Okawara did the lead mecha design on one of the show’s I directed, “Super Heavyweight God Gravion”, if you notice carefully Gravion’s feet resemble Daitarn 3’s feet. When we started planning Gravion, we started with Okawara’s mecha designs even though we had no characters planned out. I felt even more energised to work on Gravion simply because it was a super robot designed by Okawara.
When I worked on the opening for “Metal Armor Dragonar” I was still only 20 years old. I firmly recall that since it was a Sunrise show, it was a given that Okawara was the mecha designer and so I felt immense pressure on getting the opening right.
Following on from that I worked on the show “Brave Exkaiser” which kicked off the rest of the “Braves Series”. For second show in this franchise, “Brave Fighter of Sun Fighbird”, I remember drawing pencil outline of the main promotional image and that got inked by Okawara himself. I was deeply awestruck and moved at the same time, to think someone that I admired so much would work on an image that I drew.

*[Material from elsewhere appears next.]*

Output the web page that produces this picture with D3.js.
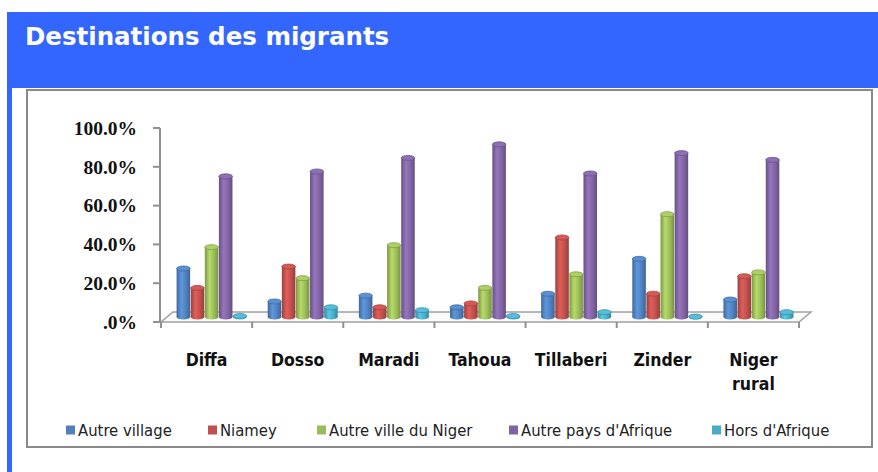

Okawara robots are symbolic, so there are times when I can’t help but emulate him. When I am designing robots, without me even realising it I end up drawing parts and segments like Okawara does. Me and my animator friend, Masahiro Yamane, end up referring to those pieces as “O-Parts” (laughs).
I firmly felt the importance of drawing the Gundam when I worked on “Gundam Build Fighters”. Even though the “RX-78 Gundam” is a simple design, when I was animating it, I felt a deep sense of profoundness and gained a new sense of appreciation for the original Gundam.
I’m probably being incredibly pretentious when I say this, but I think I’m the best person when it comes to animating Kunio Okawara’s robots. Rather than to say I love his designs the most, it’s more that I’ve been at it the longest (laughs).
That’s all folks. I hope you enjoyed this interview. I know I gained some new insight into Kunio Okawara whilst translating this.